I found myself thinking about this theme of celebration and reflecting on the leis we were handing out. In Hawaii they have a word—aloha. It means goodbye… and hello. It’s an appropriate word when a follower of Jesus passes from this world to the next. 

There is a sadness in goodbye, yet a joy in hello. And both are real. Both are intense. And it is in this paradox that we said goodbye to Caddie and Caddie said hello to Jesus. 

And that’s the big picture right there: Jesus. That’s what Caddie wanted the service to be about. That’s what Hillery wanted the lei to remind us. Because of Jesus, we were saying aloha—goodbye and hello.

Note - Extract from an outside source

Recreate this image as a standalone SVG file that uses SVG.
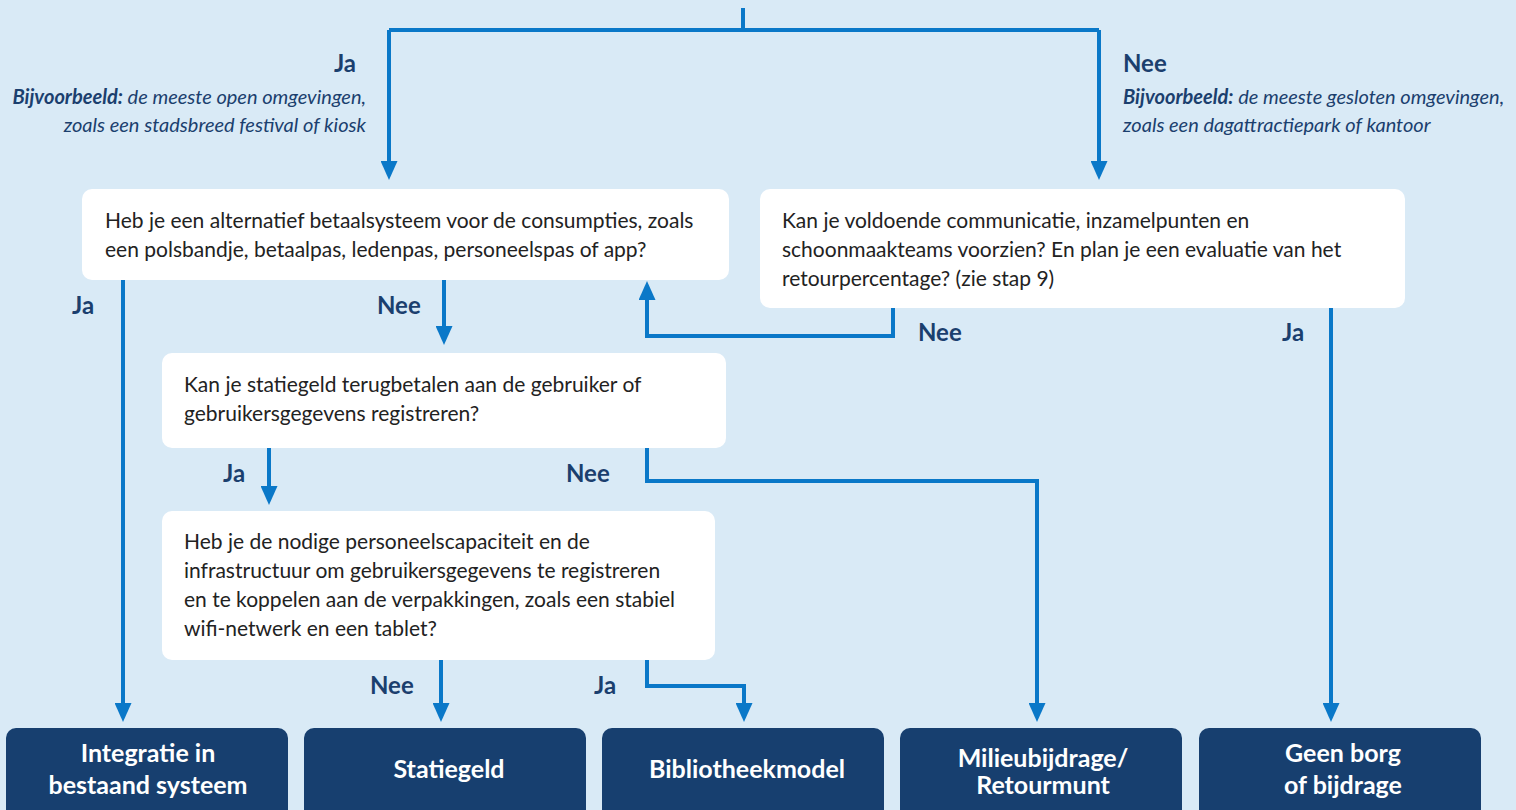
<svg xmlns="http://www.w3.org/2000/svg" width="1516" height="810" viewBox="0 0 1516 810">
<defs>
<marker id="ah" viewBox="0 0 19 17" refX="9" refY="8.5" markerWidth="19" markerHeight="17" markerUnits="userSpaceOnUse" orient="auto">
<path d="M0,0 L19,8.5 L0,17 Z" fill="#0a78c8"/>
</marker>
<style>
.q{fill:#ffffff}
.r{fill:#173f6f}
.t{font-family:Lato,"Liberation Sans",sans-serif;font-size:21px;fill:#222222}
.l{font-family:Lato,"Liberation Sans",sans-serif;font-size:24px;font-weight:bold;fill:#1b3f6e}
.e{font-family:Lato,"Liberation Sans",sans-serif;font-size:20px;font-style:italic;fill:#1b3f6e}
.e .b{font-weight:bold}
.w{font-family:Lato,"Liberation Sans",sans-serif;font-size:25px;font-weight:bold;fill:#ffffff;text-anchor:middle}
.c{fill:none;stroke:#0a78c8;stroke-width:4}
</style>
</defs>
<rect width="1516" height="810" fill="#d9eaf6"/>
<g id="connectors">
<path class="c" d="M743,8 V30"/>
<path class="c" d="M389,30 H1099"/>
<path class="c" d="M389,30 V170" marker-end="url(#ah)"/>
<path class="c" d="M1099,30 V170" marker-end="url(#ah)"/>
<path class="c" d="M123,280 V712" marker-end="url(#ah)"/>
<path class="c" d="M444,280 V335" marker-end="url(#ah)"/>
<path class="c" d="M893,308 V336 H647 V291" marker-end="url(#ah)"/>
<path class="c" d="M1331,308 V712" marker-end="url(#ah)"/>
<path class="c" d="M269,448 V495" marker-end="url(#ah)"/>
<path class="c" d="M647,448 V481 H1037 V712" marker-end="url(#ah)"/>
<path class="c" d="M441,660 V712" marker-end="url(#ah)"/>
<path class="c" d="M647,660 V686 H744 V712" marker-end="url(#ah)"/>
</g>
<g id="labels">
<text class="l" x="356" y="72" text-anchor="end">Ja</text>
<text class="e" x="366" y="104" text-anchor="end"><tspan class="b">Bijvoorbeeld:</tspan> de meeste open omgevingen,</text>
<text class="e" x="366" y="132" text-anchor="end">zoals een stadsbreed festival of kiosk</text>
<text class="l" x="1123" y="72">Nee</text>
<text class="e" x="1123" y="104"><tspan class="b">Bijvoorbeeld:</tspan> de meeste gesloten omgevingen,</text>
<text class="e" x="1123" y="132">zoals een dagattractiepark of kantoor</text>
<text class="l" x="72" y="314">Ja</text>
<text class="l" x="377" y="314">Nee</text>
<text class="l" x="918" y="341">Nee</text>
<text class="l" x="1282" y="341">Ja</text>
<text class="l" x="223" y="482">Ja</text>
<text class="l" x="566" y="482">Nee</text>
<text class="l" x="370" y="694">Nee</text>
<text class="l" x="594" y="694">Ja</text>
</g>
<g id="q1">
<rect class="q" x="82" y="189" width="647" height="91" rx="10"/>
<text class="t" x="105" y="228">Heb je een alternatief betaalsysteem voor de consumpties, zoals</text>
<text class="t" x="105" y="257">een polsbandje, betaalpas, ledenpas, personeelspas of app?</text>
</g>
<g id="q2">
<rect class="q" x="760" y="189" width="645" height="119" rx="10"/>
<text class="t" x="782" y="228">Kan je voldoende communicatie, inzamelpunten en</text>
<text class="t" x="782" y="257">schoonmaakteams voorzien? En plan je een evaluatie van het</text>
<text class="t" x="782" y="286">retourpercentage? (zie stap 9)</text>
</g>
<g id="q3">
<rect class="q" x="162" y="353" width="564" height="95" rx="10"/>
<text class="t" x="184" y="392">Kan je statiegeld terugbetalen aan de gebruiker of</text>
<text class="t" x="184" y="421">gebruikersgegevens registreren?</text>
</g>
<g id="q4">
<rect class="q" x="162" y="511" width="553" height="149" rx="10"/>
<text class="t" x="184" y="549">Heb je de nodige personeelscapaciteit en de</text>
<text class="t" x="184" y="578">infrastructuur om gebruikersgegevens te registreren</text>
<text class="t" x="184" y="607">en te koppelen aan de verpakkingen, zoals een stabiel</text>
<text class="t" x="184" y="636">wifi-netwerk en een tablet?</text>
</g>
<g id="o1">
<rect class="r" x="6" y="728" width="282" height="100" rx="10"/>
<text class="w" x="148" y="762">Integratie in</text>
<text class="w" x="148" y="794">bestaand systeem</text>
</g>
<g id="o2">
<rect class="r" x="304" y="728" width="282" height="100" rx="10"/>
<text class="w" x="449" y="778">Statiegeld</text>
</g>
<g id="o3">
<rect class="r" x="602" y="728" width="282" height="100" rx="10"/>
<text class="w" x="747" y="778">Bibliotheekmodel</text>
</g>
<g id="o4">
<rect class="r" x="900" y="728" width="282" height="100" rx="10"/>
<text class="w" x="1043" y="767">Milieubijdrage/</text>
<text class="w" x="1043" y="794">Retourmunt</text>
</g>
<g id="o5">
<rect class="r" x="1199" y="728" width="282" height="100" rx="10"/>
<text class="w" x="1343" y="762">Geen borg</text>
<text class="w" x="1343" y="794">of bijdrage</text>
</g>
</svg>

And I know this. One day I will get to meet Caddie and I will get to say aloha. And Hillery and I will get to see what a real adventure is like!


What about Oz? 

So what does this have to do with being brave? What does this mean about courage? 

I believe that Hillery and Caddie and everyone else involved in the memorial service learned what true courage and bravery is all about because they experienced these things—things my friend Scott Gore put together with this acrostic: 


BELIEVE the Truth

Death is not the end—Jesus promises eternal life for those who believe.

REJECT all Lies

Refuse to buy into the notion that this life is all there is—that everything about “heaven” isn’t true.

ACT in spite of Fear

We can trust God and move through this dark time with hope—even though we are afraid and sad and broken.


There is a place prepared for us. It is our true home. Jesus is there and it is for all of God’s children. This world is broken, but everything will be made new again— no more tears, no more pain, no more sorrow.

EXPECT it to Happen

Caddie is with Jesus because of what he has done for her. I will be with Jesus because of what he has done for me. We will be together with Jesus again because of what he has done for us. In the face of death, we can be brave because Jesus has defeated death. It no longer can hold us. He has won the victory.



I think that’s worth celebrating. So grab a lei and join the party.